Meet the Researcher - Kyle Singleton

Breakout Room: 12

KS_ProfilePhotoResearcher Name: Kyle Singleton
Title of Research: Optimization and Application of Physics Informed Neural Network
Division Representing: Engineering
Institution: Mississippi State University
Institution Location: Mississippi
Home State: Mississippi
District Number: 3
Advisor/Mentor: Sungkwang Mun
Funding Source: United States Department of Army Research Lab

Research Experience:  
Kyle is a senior at Mississippi State University majoring in Mechanical Engineering. Kyle's work history consists of current employment at the Center of Advanced Vehicular Systems researching applications of artificial intelligence in additive manufacturing. As an undergraduate research assistant, Kyle has assisted in optimizing neural networks for various applications, studied applications of thermodynamics in physics based neural networks, and increased his understanding of artificial intelligence and python coding language. In addition, he worked as a co-op for two terms at Nucor Steel located in Huntsville, Alabama. Job responsibilities at Nucor were working in a safety-conscious, team-oriented environment, designing work platforms, under the supervision of a Professional Engineer, using the AISC Manual, and studying failure mechanisms to engineer solutions. Also, Kyle interned for a semester at CF Industries in Yazoo City, Mississippi. His responsibilities included conducting Ultrasonic Thickness readings guided by the Mechanical Integrity inspector, developing safe internal and external predictive maintenance plans for pressure vessels, and conducting business with vendors to facilitate the installation of magnetic drive pump systems. Lastly, Kyle has recently began his senior design project working with Los Alamos National Laboratory where his team will be designing a testing bed for materials exposed to extreme temperatures. Kyle has also served as Vice president of Mississippi States Society of Mechanical Engineers where he spent time tutoring others for the GRE Exam and leading the canned food drive initiate for the JL King Center.

Presentation Experience: 
Kyle has had the opportunity to present through school clubs and class projects.   As the President of Mississippi State Hockey, he has presented updates at scheduled team meetings, team standings to general manager and coach, and options for potential sponsors.  He was also responsible for presenting to the board of the Southeastern Collegiate Hockey Conference on behalf of Mississippi State Hockey.  Lastly, he was invited to speak on his experiences playing hockey at the Mississippi Sports Hall of Fame on behalf of Mississippi State Hockey.  Additionally,  as former Vice President of Mississippi States chapter of the American Society of Mechanical Engineers he was tasked with speaking at club events and presenting club goals to sponsors and faculty.  School projects gave Kyle the opportunity to present technical information to and academic audience.  Kyle and his team researched the failure mechanics of a hockey stick and were tasked with a thirty minute discussion to approximately eighty graduate and undergraduate students on how the hockey stick failed, how the material failed, how the study was conducted, and how to improve the design.  Also, in a undergraduate course studying the 3D modeling software, SolidWorks, Kyle was tasked with modeling a piston from an engine.  He was then tasked with presenting his design and how his design could be further improved to over forty students and multiple professors.

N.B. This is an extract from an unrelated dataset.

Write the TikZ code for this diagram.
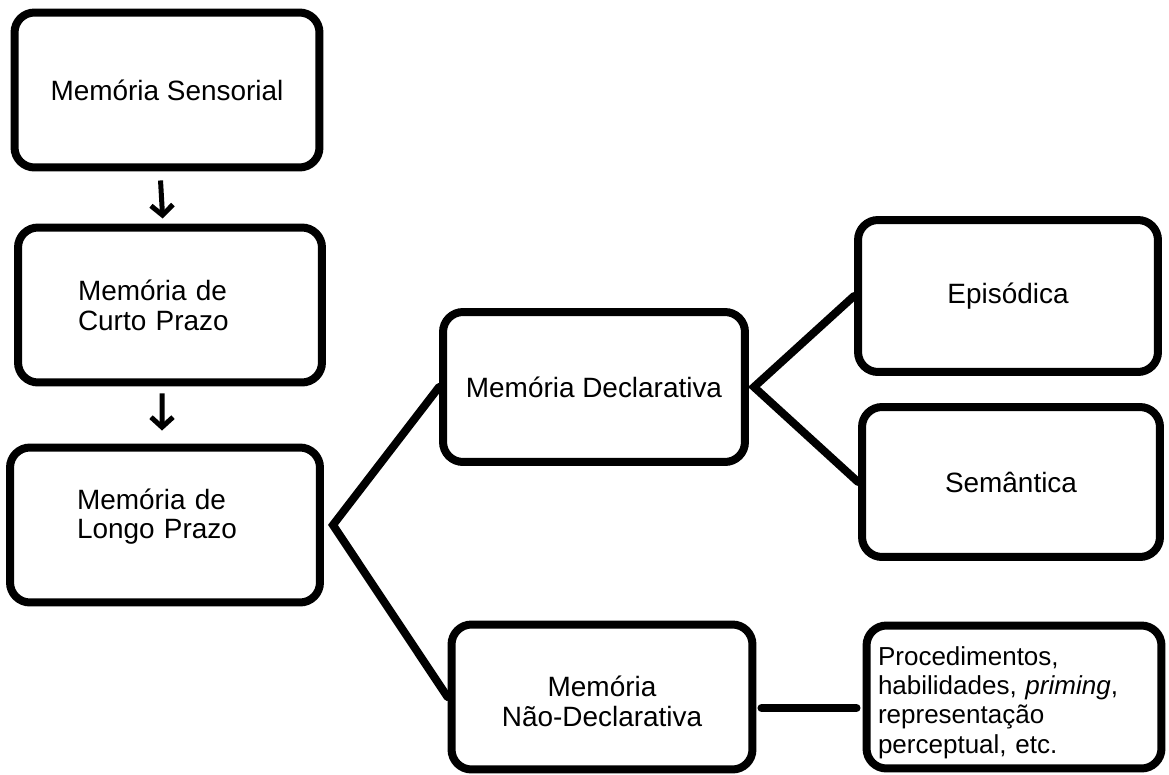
\documentclass[tikz,border=0pt]{standalone}
\usepackage{fontspec}
\setmainfont{Liberation Sans}
\usetikzlibrary{arrows.meta}
\begin{document}
\begin{tikzpicture}[x=0.02cm,y=-0.02cm,
		box/.style={draw,line width=0.16cm,rounded corners=0.4cm,inner sep=0pt,font=\fontsize{15.9}{17}\selectfont},
		link/.style={line width=0.16cm,line cap=round},
		seta/.style={line width=0.1cm,-{Straight Barb[length=0.2cm,width=0.44cm]}}]
		\useasboundingbox (0,0) rectangle (1169,774);
		\node[box,minimum width=6.1cm,minimum height=3.1cm] (sens) at (167,90) {Memória Sensorial};
		\node[box,minimum width=6.08cm,minimum height=3.1cm,text width=3.68cm,align=left] (stm) at (170,305) {Memória de\\Curto Prazo};
		\node[box,minimum width=6.2cm,minimum height=3.1cm,text width=3.52cm,align=left] (ltm) at (165,525) {Memória de\\Longo Prazo\rule[-0.45cm]{0pt}{0pt}};
		\node[box,minimum width=6.04cm,minimum height=3cm] (decl) at (594,387) {Memória Declarativa};
		\node[box,minimum width=6cm,minimum height=3.04cm] (epi) at (1008,296) {Episódica};
		\node[box,minimum width=5.96cm,minimum height=3cm] (sem) at (1011,482) {Semântica};
		\node[box,minimum width=6.02cm,minimum height=2.9cm,align=center] (ndecl) at (602,697) {\rule{0pt}{0.6cm}Memória\\Não-Declarativa};
		\node[box,minimum width=5.9cm,minimum height=2.86cm,text width=5.44cm,align=left,font=\fontsize{14.8}{16.6}\selectfont] (proc) at (1014,697) {\rule{0pt}{0.6cm}Procedimentos,\\habilidades, \textit{priming},\\representação\\perceptual, etc.};
		\coordinate (ltmfork) at ([xshift=0.18cm]ltm.east);
		\coordinate (declfork) at ([xshift=0.1cm]decl.east);
		\draw[seta,shorten <=0.18cm,shorten >=0.1cm] ([xshift=-0.14cm]sens.south) -- ([xshift=-0.14cm]stm.north);
		\draw[seta,shorten <=0.14cm,shorten >=0.26cm] ([xshift=-0.16cm]stm.south) -- ([xshift=-0.06cm]ltm.north);
		\draw[link] (decl.west) -- (ltmfork) -- (ndecl.west);
		\draw[link] (epi.west) -- (declfork) -- (sem.west);
		\draw[link] ([xshift=0.1cm,yshift=-0.22cm]ndecl.east) -- ([xshift=-0.12cm,yshift=-0.22cm]proc.west);
\end{tikzpicture}
\end{document}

Significance of Research:       
Machine Learning has proved to be a useful tool as it translates observed data into a prediction of the physical circumstance.  One common machine learning system is the artificial neural network that interprets data and produces outcomes. These outcomes are compared to reference data sets and use feedback to train and correct the predictions. However, this process relies heavily on access to large data sets which allow the network to train. To reduce the amount of training data required, laws of physics can be implemented into the neural network. This is referred to as a Physics Informed Neural Network (PINN), and it applies additional constraints to the system which act as a filter for results. As a result, less data is needed to train a PINN, and the PINN can extrapolate results based on the known physics, therefore, allowing PINNs to serve as an approximate solver for partial differential equations. The accuracy and speed in which the network trains are crucial in determining if it is an effective substitute for other solver methods. In this study, a PINN is created to solve the heat equation for a number of sample boundary conditions in 1D and 2D. The accuracy of the PINN and its training speed is analyzed as a function of multiple factors such as the shape and size of the PINN, the number of PINN colocation points, and the size of the training data set. This presentation provides insight into the optimization of a PINN and applications for the network. 

Uniqueness of Research: 
The research on physics informed neural networks provides great significance in further understanding the optimization of the system, and the applications in additive manufacturing.  This study will prove the benefits of machine learning when compared to other solvers.